The previous series of patches for Spectre didn’t meet universal praise. As the Spectre patches began to roll out, users noticed issues with their systems. Glitches, newly created bugs, slower CPU clock speeds and more were all reported. As such, some companies withdrew their patches until they could be optimized. But with such a vast number of vulnerable CPUs providing a single Band-Aid was highly unlikely. Especially at the first attempt.
Other companies took a different approach. For instance, Microsoft now offers up to $250,000 in their bug bounty program for Spectre flaws.
Will Spectre-NG Exploit Your System?
One of the saving graces to the first round of Spectre vulnerabilities was the extreme difficulty of actually using one of the exploits against a target successfully. The average attacker wouldn’t be able to make use of Spectre (or Meltdown) because of the overwhelming amount of knowledge required. Unfortunately, this particular Spectre-NG exploit appears easier to implement—though still not an easy task, by any stretch of the imagination.
The simple fact of the matter is that there are other much easier exploitable avenues available to an attacker. Or at least the type of online attack that the majority of us would encounter day-to-day.
Still, that isn’t to diminish from the fact that the vast majority of CPUs around the globe have some form of Spectre/Meltdown or Spectre-NG vulnerability. The first round of patches is the tip of an iceberg that is unfathomably deep. Patches are obviously necessary. But an endless stream of patches with sometimes unpredictable results? That won’t do.
Check Your System Spectre/Meltdown Vulnerability Status
The InSpectre: Check Spectre and Meltdown Protection tool is a quick way to find out if your system is vulnerable. Follow the link above and download the tool. Next, run the tool and check out your level of protection. As you can see below, my laptop has Meltdown protection but is vulnerable to Spectre.
You can scroll down to find out more your PCs security situation and what Spectre/Meltdown mean.
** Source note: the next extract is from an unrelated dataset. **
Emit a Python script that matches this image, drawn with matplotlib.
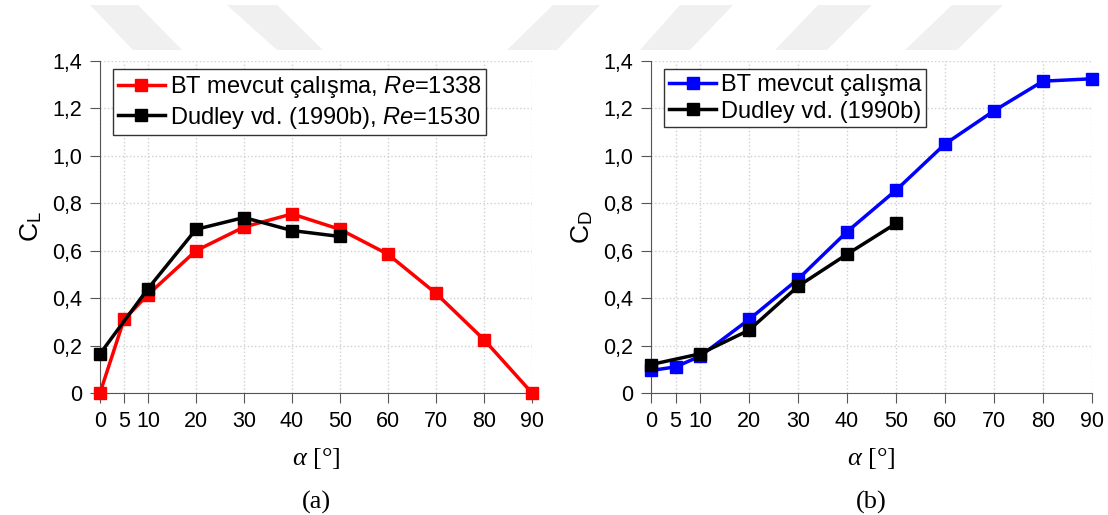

Are AMD CPUs Vulnerable to Spectre-NG?
At the time of writing, more research into AMD CPUs is underway. There is no definitive answer. The general conjecture seems to lean toward AMD CPUs being unaffected by this particular set of vulnerabilities. But again, this isn’t a final answer.
The previous round of vulnerabilities was thought to have passed by AMD, only for the CPU manufacturer to later realize the opposite is true. So, right now; sure, you’re okay. But in a week, after more significant testing? You could well find your AMD system is vulnerable, too.
Spectre Continues to Loom Large
The Spectre-NG set of vulnerabilities adds to the list of worrying CPU-level vulnerabilities. Does Intel need to fix them? Of course, without a doubt. Can Intel fix them without redesigning their CPU architecture? This is the more difficult question to answer. The consensus is that no, Intel cannot completely eradicate the Spectre vulnerability without significantly altering their CPU design.
After all, it’s not like Intel can recall and manually fix the billions of CPUs in circulation. In that, Spectre will continue to loom large, even if it is difficult to exploit.